PROBABILITY. Areas of regions: Entire Target=84in^2, Red area=28in^2, Green area=7in^2, Yellow area=9.42in^2, Blue area=39.58in^2. If you hit the yellow target, you win $2. Hit green target, you win $2. Hit red target, you win $4. Hit anywhere else, you lose $3. Assume it costs $0 to play. What’s the probability and payoff $ amount for red, yellow, green, and blue? What’s the expected value for playing this game? Round result to at least 3 decimal spaces. Is the game fair? Why or why not?

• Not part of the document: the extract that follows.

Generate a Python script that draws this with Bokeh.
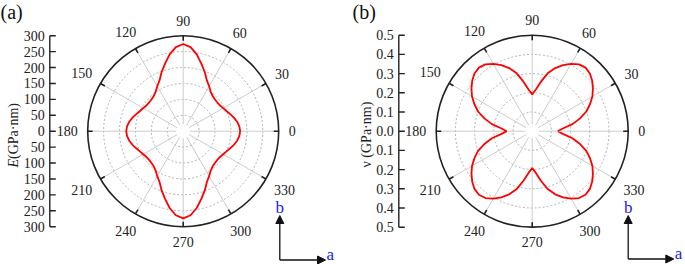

A. Probability: Red = 0.333, Yellow = 0.112, Green = 0.083, Blue = 0.472; Payoff: Red = $4, Yellow = $2, Green = $2, Blue = -$3; Expected Value = -$0.303; The game is not fair because the expected value is negative.
B. Probability: Red = 0.333, Yellow = 0.112, Green = 0.083, Blue = 0.472; Payoff: Red = $4, Yellow = $2, Green = $2, Blue = -$3; Expected Value = $0.303; The game is fair because the expected value is positive.
C. Probability: Red = 0.333, Yellow = 0.112, Green = 0.083, Blue = 0.472; Payoff: Red = $4, Yellow = $2, Green = $2, Blue = -$3; Expected Value = $0; The game is fair because the expected value is zero.
D. Probability: Red = 0.333, Yellow = 0.112, Green = 0.083, Blue = 0.472; Payoff: Red = -$4, Yellow = -$2, Green = -$2, Blue = $3; Expected Value = -$0.303; The game is not fair because the expected value is negative.

Answer 1

To find the probability and payoff amounts for each color, divide the area of each region by the area of the entire target. The expected value is -$0.303, indicating an expected average loss. The game is not fair.

Step-by-step explanation:

To find the probability and payoff amount for red, yellow, green, and blue, we need to divide the area of each region by the area of the entire target. The probabilities are: Red = 28in^2 / 84in^2 = 0.333, Yellow = 9.42in^2 / 84in^2 = 0.112, Green = 7in^2 / 84in^2 = 0.083, and Blue = 39.58in^2 / 84in^2 = 0.472.

The payoffs are: Red = $4, Yellow = $2, Green = $2, and Blue = -$3 (losing $3).

To calculate the expected value, we multiply each probability by its corresponding payoff, and sum all the results. The expected value is -$0.303, rounded to three decimal places.

The game is not fair because the expected value is negative, indicating an expected average loss. Therefore, the correct option is A.